#### [Brief]
Report the count of lines below that include "seaborn", without any other text.

#### [Supplied records]
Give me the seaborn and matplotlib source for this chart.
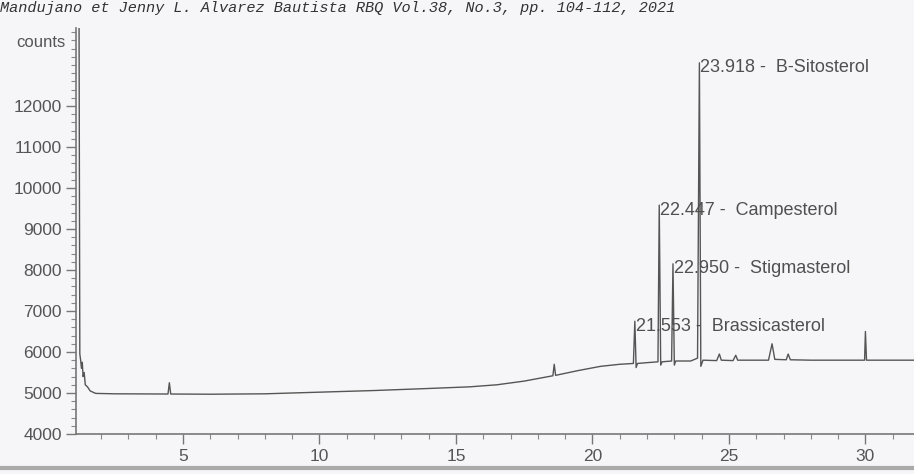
import numpy as np
import pandas as pd
import matplotlib
matplotlib.use("Agg")
import matplotlib.pyplot as plt
import seaborn as sns
from matplotlib.ticker import MultipleLocator
from matplotlib.lines import Line2D

# ---- data ----
time_min = [1.14, 1.19, 1.22, 1.25, 1.28, 1.31, 1.34, 1.38, 1.42, 1.50, 1.60,
            1.80, 2.50, 4.45, 4.50, 4.55, 6.00, 8.00, 10.00, 12.00, 14.00, 15.50,
            16.50, 17.50, 18.55, 18.60, 18.65, 19.50, 20.30, 21.00, 21.50, 21.553,
            21.60, 21.65, 22.00, 22.40, 22.447, 22.50, 22.55, 22.90, 22.950, 23.00,
            23.05, 23.60, 23.85, 23.918, 23.97, 24.05, 24.55, 24.65, 24.72, 25.15,
            25.25, 25.32, 26.45, 26.58, 26.68, 27.10, 27.17, 27.25, 28.00, 29.97, 30.00,
            30.04, 31.80]
counts = [14500, 14500, 5950, 5800, 5600, 5750, 5400, 5500, 5200, 5150, 5050,
          4990, 4980, 4975, 5250, 4975, 4970, 4980, 5020, 5060, 5110, 5150,
          5200, 5290, 5420, 5700, 5430, 5550, 5650, 5700, 5720, 6750,
          5620, 5720, 5740, 5760, 9580, 5680, 5760, 5780, 8150, 5680,
          5780, 5780, 5850, 13050, 5650, 5800, 5790, 5950, 5800, 5790,
          5920, 5800, 5800, 6200, 5820, 5810, 5950, 5810, 5800, 5800, 6500,
          5800, 5800]

peak_rt = [21.553, 22.447, 22.950, 23.918]
peak_height = [6750, 9580, 8150, 13050]
peak_names = ["Brassicasterol", "Campesterol", "Stigmasterol", "B-Sitosterol"]

x_ticks = [5, 10, 15, 20, 25, 30]
y_ticks = [4000, 5000, 6000, 7000, 8000, 9000, 10000, 11000, 12000]
header = "Mandujano et Jenny L. Alvarez Bautista RBQ Vol.38, No.3, pp. 104-112, 2021"

df = pd.DataFrame({"time": time_min, "counts": counts})

sns.set_style("white")
plt.rcParams["font.family"] = ["Liberation Sans", "DejaVu Sans"]

bg = "#f6f6f8"
fig = plt.figure(figsize=(9.14, 4.74), dpi=100, facecolor=bg)
ax = fig.add_axes([76 / 914, 40 / 474, 1 - 76 / 914, (434 - 28) / 474])
ax.set_facecolor(bg)

sns.lineplot(data=df, x="time", y="counts", ax=ax, color="#555555",
             linewidth=1.0, estimator=None, sort=False)

ax.set_xlim(1.08, 31.78)
ax.set_ylim(4000, 13900)
ax.set_xlabel("")
ax.set_ylabel("")

ax.set_xticks(x_ticks)
ax.set_yticks(y_ticks)
ax.xaxis.set_minor_locator(MultipleLocator(1))
ax.yaxis.set_minor_locator(MultipleLocator(200))
for s in ["top", "right"]:
    ax.spines[s].set_visible(False)
for s in ["left", "bottom"]:
    ax.spines[s].set_color("#777777")
    ax.spines[s].set_linewidth(1.2)
ax.tick_params(axis="both", which="both", bottom=True, left=True)
ax.tick_params(axis="both", which="major", direction="out", length=7,
               width=1, color="#777777", labelsize=12.5, labelcolor="#555555")
ax.tick_params(axis="both", which="minor", direction="out", length=3.5,
               width=0.8, color="#888888")
ax.tick_params(axis="x", pad=4)
ax.tick_params(axis="y", pad=3)

ax.text(-0.012, 13550, "counts", transform=ax.get_yaxis_transform(),
        ha="right", va="center", fontsize=12, color="#555555")

for rt, h, name in zip(peak_rt, peak_height, peak_names):
    ax.text(rt + 0.04, h - 120, f"{rt:.3f} -  {name}", ha="left", va="center",
            fontsize=13, color="#505050")

fig.text(0.0, 1 - 12 / 474, header, family=["Liberation Mono", "DejaVu Sans Mono"],
         style="italic", fontsize=11, color="#333333", ha="left", va="baseline")

fig.add_artist(Line2D([0, 1], [1 - 468 / 474, 1 - 468 / 474],
                      transform=fig.transFigure, color="#aaaaaa", linewidth=3))

fig.savefig("out.png", dpi=100, facecolor=bg)
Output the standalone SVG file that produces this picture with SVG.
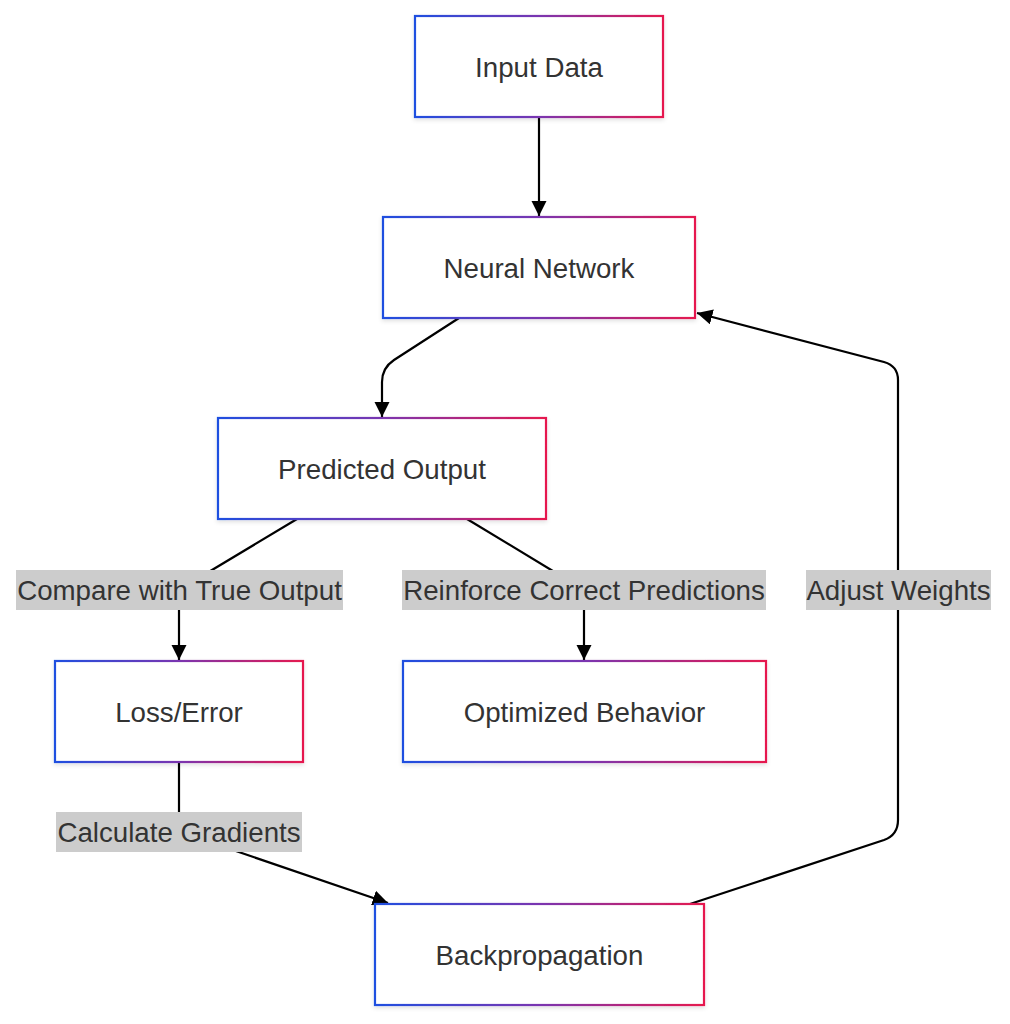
<svg xmlns="http://www.w3.org/2000/svg" width="1010" height="1024" viewBox="0 0 1010 1024">
<style>
.node rect{fill:#ffffff;stroke:url(#grad);stroke-width:2.2;filter:url(#shadow)}
.node text,.lbl text{font-family:"Liberation Sans",Arial,sans-serif;font-size:27.7px;fill:#333333;text-anchor:middle;dominant-baseline:central}
.edge{fill:none;stroke:#000000;stroke-width:2.2}
.lbl rect{fill:#cccccc}
</style>
<defs>
<linearGradient id="grad" x1="0" y1="0" x2="1" y2="0">
<stop offset="0" stop-color="#1f4fe0"/>
<stop offset="0.5" stop-color="#7a35b0"/>
<stop offset="1" stop-color="#e6194e"/>
</linearGradient>
<filter id="shadow" x="-10%" y="-10%" width="120%" height="130%">
<feDropShadow dx="0" dy="2" stdDeviation="2" flood-color="#000000" flood-opacity="0.12"/>
</filter>
<marker id="arrow" viewBox="0 0 10 10" refX="10" refY="5" markerWidth="7" markerHeight="7" markerUnits="strokeWidth" orient="auto">
<path d="M0,0 L10,5 L0,10 z" fill="#000000"/>
</marker>
</defs>
<g id="connectors">
<path class="edge" d="M539,117 L539,216" marker-end="url(#arrow)"/>
<path class="edge" d="M459,318 L394,360 Q382,368 382,382 L382,417" marker-end="url(#arrow)"/>
<path class="edge" d="M297,519 L192,582 Q179,590 179,605 L179,660" marker-end="url(#arrow)"/>
<path class="edge" d="M467,519 L571,582 Q584,590 584,605 L584,660" marker-end="url(#arrow)"/>
<path class="edge" d="M179,762 L179,826 Q180,832 186,834 L388,903" marker-end="url(#arrow)"/>
<path class="edge" d="M690,904 L884,840 Q898,835 898,820 L898,380 Q898,366 884,362 L697,313" marker-end="url(#arrow)"/>
</g>
<g id="edge-labels">
<g class="lbl" id="label-compare"><rect x="16" y="570" width="327" height="40"/><text x="179.5" y="590">Compare with True Output</text></g>
<g class="lbl" id="label-reinforce"><rect x="402" y="570" width="364" height="40"/><text x="584" y="590">Reinforce Correct Predictions</text></g>
<g class="lbl" id="label-adjust"><rect x="806" y="570" width="185" height="40"/><text x="898.5" y="590">Adjust Weights</text></g>
<g class="lbl" id="label-calc"><rect x="56" y="812" width="246" height="40"/><text x="179" y="832">Calculate Gradients</text></g>
</g>
<g class="node" id="node-input"><rect x="415" y="16" width="248" height="101"/><text x="539" y="67">Input Data</text></g>
<g class="node" id="node-neural"><rect x="383" y="217" width="312" height="101"/><text x="539" y="268">Neural Network</text></g>
<g class="node" id="node-predicted"><rect x="218" y="418" width="328" height="101"/><text x="382" y="469">Predicted Output</text></g>
<g class="node" id="node-loss"><rect x="55" y="661" width="248" height="101"/><text x="179" y="712">Loss/Error</text></g>
<g class="node" id="node-optimized"><rect x="403" y="661" width="363" height="101"/><text x="584.5" y="712">Optimized Behavior</text></g>
<g class="node" id="node-backprop"><rect x="375" y="904" width="329" height="101"/><text x="539.5" y="955">Backpropagation</text></g>
</svg>
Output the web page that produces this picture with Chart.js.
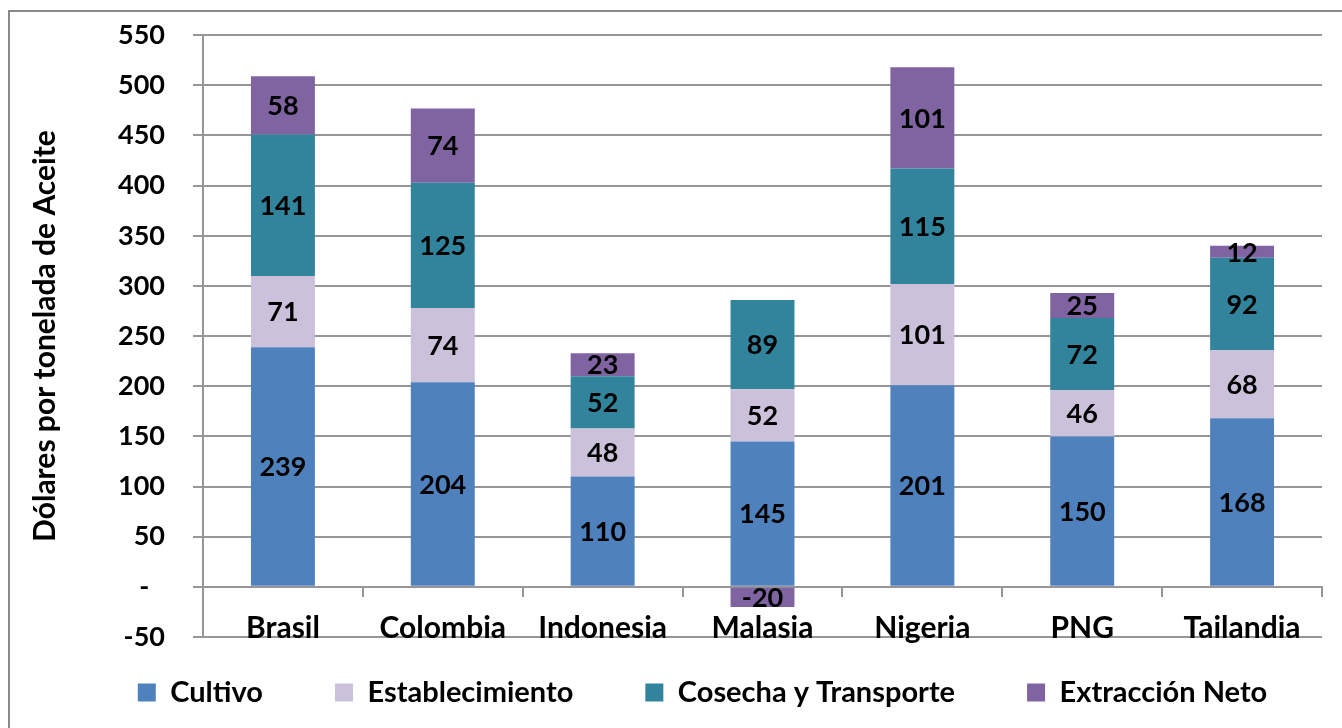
<!DOCTYPE html>
<html>
<head>
<meta charset="utf-8">
<script src="https://cdn.jsdelivr.net/npm/chart.js@4.4.1/dist/chart.umd.min.js"></script>
<style>
  html, body { margin: 0; padding: 0; background: #ffffff; overflow: hidden; }
  #wrap { position: absolute; left: 0; top: 0; width: 1342px; height: 728px; overflow: hidden; }
  #frame { position: absolute; left: 8px; top: 10px; width: 1340px; height: 730px; border: 2px solid #8a8a8a; pointer-events: none; }
  canvas { position: absolute; left: 0; top: 0; }
</style>
</head>
<body>
<div id="wrap">
  <canvas id="c" width="1342" height="728"></canvas>
  <div id="frame"></div>
</div>
<script>
const categories = ['Brasil', 'Colombia', 'Indonesia', 'Malasia', 'Nigeria', 'PNG', 'Tailandia'];
const cultivo = [239, 204, 110, 145, 201, 150, 168];
const establecimiento = [71, 74, 48, 52, 101, 46, 68];
const cosechaTransporte = [141, 125, 52, 89, 115, 72, 92];
const extraccionNeto = [58, 74, 23, -20, 101, 25, 12];
const seriesNames = ['Cultivo', 'Establecimiento', 'Cosecha y Transporte', 'Extracción Neto'];
const seriesColors = ['#4F81BD', '#CCC1DA', '#31849B', '#8064A2'];
const yTitle = 'Dólares por tonelada de Aceite';

const FONT = 'Lato';
const GRID = '#969696';

const dataLabels = {
  id: 'dataLabels',
  afterDatasetsDraw(chart) {
    const ctx = chart.ctx;
    ctx.save();
    ctx.font = 'bold 27px ' + FONT;
    ctx.fillStyle = '#000000';
    ctx.textAlign = 'center';
    ctx.textBaseline = 'middle';
    chart.data.datasets.forEach((ds, i) => {
      const meta = chart.getDatasetMeta(i);
      meta.data.forEach((bar, j) => {
        const p = bar.getProps(['x', 'y', 'base'], true);
        ctx.fillText(String(ds.data[j]), p.x, (p.y + p.base) / 2 + 1);
      });
    });
    ctx.restore();
  }
};

const legendPlace = {
  id: 'legendPlace',
  afterLayout(chart) {
    const lg = chart.legend;
    if (!lg) return;
    lg.left += 30;
    lg.right += 30;
    lg.top = 606;
    lg.bottom = 728;
  }
};

new Chart(document.getElementById('c'), {
  type: 'bar',
  data: {
    labels: categories,
    datasets: [
      { label: seriesNames[0], data: cultivo, backgroundColor: seriesColors[0] },
      { label: seriesNames[1], data: establecimiento, backgroundColor: seriesColors[1] },
      { label: seriesNames[2], data: cosechaTransporte, backgroundColor: seriesColors[2] },
      { label: seriesNames[3], data: extraccionNeto, backgroundColor: seriesColors[3] }
    ]
  },
  options: {
    responsive: false,
    animation: false,
    devicePixelRatio: 1,
    categoryPercentage: 0.4,
    barPercentage: 1.0,
    borderWidth: 0,
    layout: { padding: { left: 23, right: 20, top: 35, bottom: 31 } },
    plugins: {
      tooltip: { enabled: false },
      legend: {
        position: 'bottom',
        maxHeight: 60,
        labels: {
          boxWidth: 18,
          boxHeight: 18,
          padding: 72,
          color: '#000000',
          font: { family: FONT, size: 29, weight: 'bold' }
        }
      }
    },
    scales: {
      x: {
        stacked: true,
        position: { y: 0 },
        grid: { drawOnChartArea: false, drawTicks: true, tickLength: 9, color: GRID, lineWidth: 2, offset: true },
        border: { display: true, color: GRID, width: 2 },
        ticks: { color: '#000000', padding: 14, font: { family: FONT, size: 30, weight: 'bold' }, maxRotation: 0, autoSkip: false }
      },
      y: {
        stacked: true,
        min: -50,
        max: 550,
        afterFit(scale) { scale.width = 180; },
        grid: { color: GRID, lineWidth: 2, tickLength: 19, tickBorderDash: [9, 10], tickBorderDashOffset: 10 },
        border: { display: true, color: GRID, width: 2 },
        ticks: {
          stepSize: 50,
          padding: 19,
          color: '#000000',
          font: { family: FONT, size: 27, weight: 'bold' },
          callback: (v) => (v === 0 ? '-\u2007' : String(v))
        },
        title: {
          display: true,
          text: yTitle,
          color: '#000000',
          font: { family: FONT, size: 30, weight: 'bold' },
          padding: { top: 4, bottom: 4 }
        }
      }
    }
  },
  plugins: [dataLabels, legendPlace]
});
</script>
</body>
</html>
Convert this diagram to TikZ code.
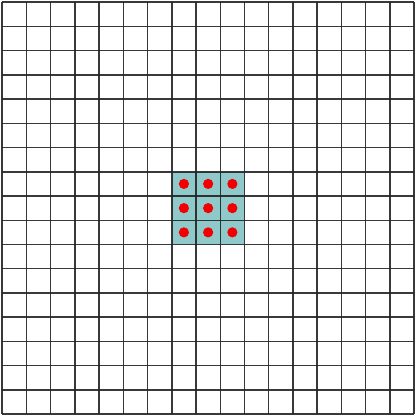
\documentclass[tikz,border=0pt]{standalone}
\definecolor{cellfill}{RGB}{143,201,201}
\definecolor{gridline}{RGB}{35,35,35}
\definecolor{dotred}{RGB}{240,0,0}
\tikzset{
  gridstyle/.style={draw=gridline, line width=0.85pt, draw opacity=0.9},
  dotstyle/.style={fill=dotred, draw=none}
}
\begin{document}
\begin{tikzpicture}[x=0.5cm,y=0.5cm]
\useasboundingbox (-0.09,-0.12) rectangle (17.09,17.09);
\fill[cellfill] (7,7) rectangle (10,10);
\foreach \k in {0,...,17} {
  \draw[gridstyle] (\k,0) -- (\k,17);
  \draw[gridstyle] (0,\k) -- (17,\k);
}
\foreach \i in {7.5,8.5,9.5}
  \foreach \j in {7.5,8.5,9.5}
    \fill[dotstyle] (\i,\j) circle (0.21);
\end{tikzpicture}
\end{document}
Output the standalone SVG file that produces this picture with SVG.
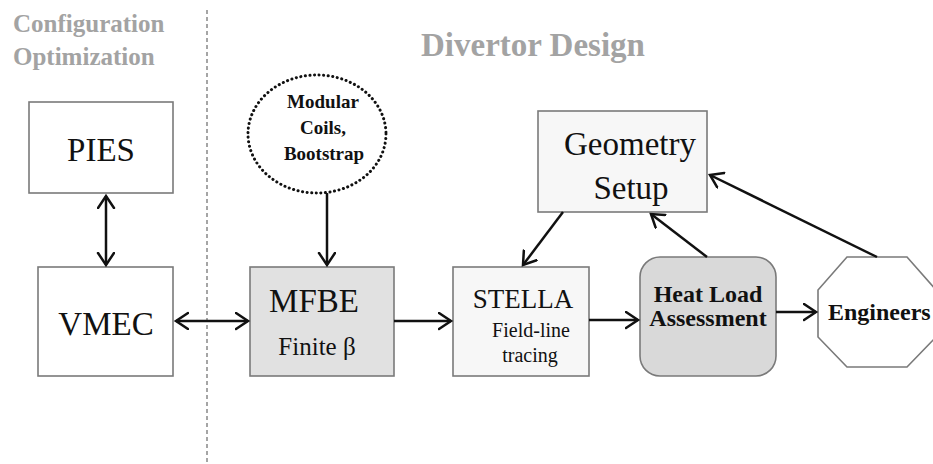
<svg xmlns="http://www.w3.org/2000/svg" width="933" height="464" viewBox="0 0 933 464">
<defs>
<marker id="arr" markerUnits="userSpaceOnUse" markerWidth="16" markerHeight="20" refX="13" refY="9" orient="auto-start-reverse" viewBox="0 0 16 20">
<path d="M1,1 L13,9 L1,17" fill="none" stroke="#111" stroke-width="2.5" stroke-linecap="round" stroke-linejoin="miter"/>
</marker>
<style>
.box{stroke:#7a7a7a;stroke-width:1.6}
.ser{font-family:"Liberation Serif","Times New Roman",serif;fill:#111}
.hd{font-family:"Liberation Serif","Times New Roman",serif;font-weight:bold;fill:#a3a3a3}
.b{font-weight:bold}
.c{stroke:#111;stroke-width:2.5;fill:none;marker-end:url(#arr)}
</style>
</defs>
<rect width="933" height="464" fill="#fff"/>
<g id="headings">
<text class="hd" x="13" y="32" font-size="25">Configuration</text>
<text class="hd" x="13" y="65" font-size="25">Optimization</text>
<text class="hd" x="421" y="56" font-size="33">Divertor Design</text>
</g>
<line id="divider" x1="207" y1="10" x2="207" y2="464" stroke="#888" stroke-width="1.5" stroke-dasharray="4,3"/>
<g id="pies"><rect class="box" x="29" y="102" width="144" height="91" fill="#fff"/><text class="ser" x="101" y="161" font-size="33" text-anchor="middle">PIES</text></g>
<g id="vmec"><rect class="box" x="38" y="267" width="135" height="109" fill="#fff"/><text class="ser" x="106" y="335" font-size="33" text-anchor="middle">VMEC</text></g>
<g id="coils"><ellipse cx="317" cy="134" rx="69" ry="59" fill="#fff" stroke="#111" stroke-width="3" stroke-dasharray="0.1,4.5" stroke-linecap="round"/>
<text class="ser b" x="323" y="108" font-size="19" text-anchor="middle">Modular</text>
<text class="ser b" x="323" y="134" font-size="19" text-anchor="middle">Coils,</text>
<text class="ser b" x="324" y="160" font-size="19" text-anchor="middle">Bootstrap</text></g>
<g id="mfbe"><rect class="box" x="250" y="267" width="144" height="109" fill="#e1e1e1"/>
<text class="ser" x="314" y="312" font-size="33" text-anchor="middle">MFBE</text>
<text class="ser" x="317" y="355" font-size="25" text-anchor="middle" fill="#222">Finite β</text></g>
<g id="stella"><rect class="box" x="453" y="267" width="136" height="109" fill="#f7f7f7"/>
<text class="ser" x="523" y="308" font-size="27" text-anchor="middle">STELLA</text>
<text class="ser" x="531" y="337" font-size="20" text-anchor="middle" fill="#333">Field-line</text>
<text class="ser" x="530" y="362" font-size="20" text-anchor="middle" fill="#333">tracing</text></g>
<g id="geometry"><rect class="box" x="538" y="111" width="169" height="101" fill="#f7f7f7"/>
<text class="ser" x="630" y="155" font-size="33" text-anchor="middle">Geometry</text>
<text class="ser" x="631" y="199" font-size="33" text-anchor="middle">Setup</text></g>
<g id="heatload"><rect class="box" x="640" y="257" width="136" height="119" rx="20" fill="#d9d9d9"/>
<text class="ser b" x="708" y="302" font-size="24" text-anchor="middle">Heat Load</text>
<text class="ser b" x="708" y="326" font-size="24" text-anchor="middle">Assessment</text></g>
<g id="engineers"><polygon class="box" points="847,257 907,257 936,290 936,337 907,367 847,367 818,337 818,290" fill="#fff"/>
<text class="ser b" x="828" y="320" font-size="24">Engineers</text></g>
<g id="connectors">
<line class="c" x1="106" y1="196" x2="106" y2="265" marker-start="url(#arr)"/>
<line class="c" x1="176" y1="321" x2="248" y2="321" marker-start="url(#arr)"/>
<line class="c" x1="327" y1="193" x2="327" y2="265"/>
<line class="c" x1="394" y1="321" x2="451" y2="321"/>
<line class="c" x1="563" y1="212" x2="523" y2="265"/>
<line class="c" x1="589" y1="320" x2="638" y2="320"/>
<line class="c" x1="707" y1="257" x2="651" y2="214"/>
<line class="c" x1="776" y1="312" x2="816" y2="312"/>
<line class="c" x1="877" y1="257" x2="710" y2="175"/>
</g>
</svg>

#### [The reply]
2